I had just talked to him the Sunday before he passed away. We had a nice visit. He had just arrived home from his "snow birding" in Arizona and was attempting to begin the never-ending task of keeping an acre of land spruced up.

My Father liked to spruce up stuff. He always had a wonderful garden and great flowers, particularly the peonies. Over the years, he had given me starts of various flowers, and most of them have done well. Unfortunately for me the peonies have never flourished in Wyoming, and I doubt they will. The raspberries I have transplanted in north-central Idaho and eastern Wyoming have done great. After Dad died, I transplanted some raspberry plants to Wyoming. They definitely have not flourished. This past summer as I stood there contemplating the plight of my raspberries, I wished my Dad had been there at my side to tell me what I needed to do. He just had a knack for growing things and knowing what to do.

I also miss going to Arizona in the winter and hanging out on the BLM property that he and my mother used to park their trailer on. Even after my Mother passed away of colon cancer, Dad carried on the tradition of motoring south when the temperature hit 32 and freezing in eastern Idaho. When we visited, the ritual was always this: We would stop in, have a wonderful Dutch-oven meal with friends outside around the campfire (Dad was always the campfire guy); visit various people we had met the year before; spend the night in the trailer, get up the next morning and drive to Yuma and spend the night; have breakfast at the buffet in town where it seemed that our we were the youngest one in the restaurant; drive to Algadones, Mexico, to purchase different things, including his and Mom's medication; drive through the date farms; stop and get a date shake; and then drive back to the trailer where we spent time just chatting and listening to the coyotes--yippers, Dad would call them. We always had a great time.

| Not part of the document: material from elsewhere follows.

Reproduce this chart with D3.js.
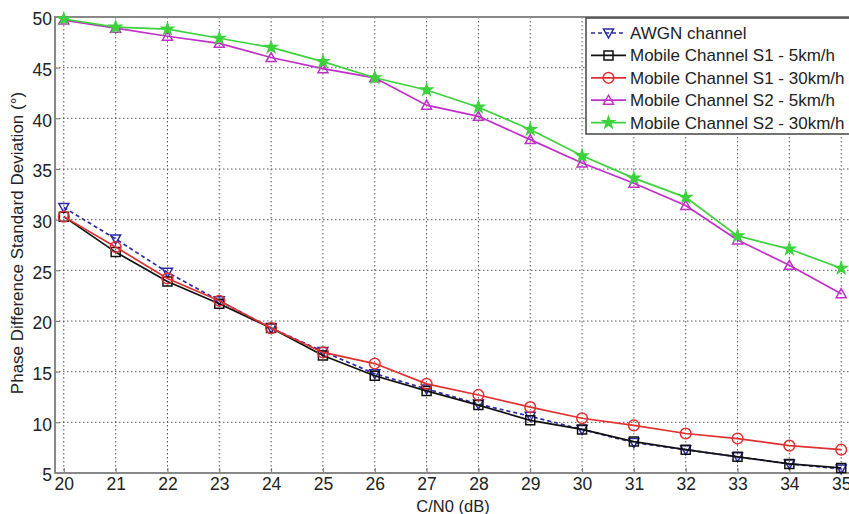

Sometimes I would go by myself, but most often I would take the girls and/or my wife, and we would have a great time. The girls loved to go because the "snow birds" loved little children because they reminded them of their grandchildren at home. When we visited various people, it seemed like "trick-or-treat" because all of them had some snack to give to the girls. I was amazed at the relationships my parents made as snow birds in Arizona.

Dad taught us how to work. He made sure that we always had a cow to milk, chickens to raise and feed (100 chicks every spring), pigs to slop, and horses to feed and take care of. One of my jobs was to work in the garden, which I loved then and still love today. He tried to teach me how to build things. Unfortunately, I didn't take to it, but my little brother did. He is now a great cabinet maker and can build anything.

Plus, Dad volunteered in the community and help the elderly. We had next door neighbors on both sides of us. My brothers and I hauled wood, chopped wood, shoveled more snow than we wanted, pulled weeds, and did other odd jobs for them, never taking a dime. Dad insisted on service, including working on the farm, irrigating, pulling weeds, and harvesting potatoes. I am sure we weren't happy with some of it, but we learned to serve others, truly a trait that all of us have carried with us.

So, Dad, on your 82nd birthday, I salute you and wish you a great birthday. If you can, send me a message on how in the world to grow raspberries on the high plains of eastern Wyoming. I would appreciate it.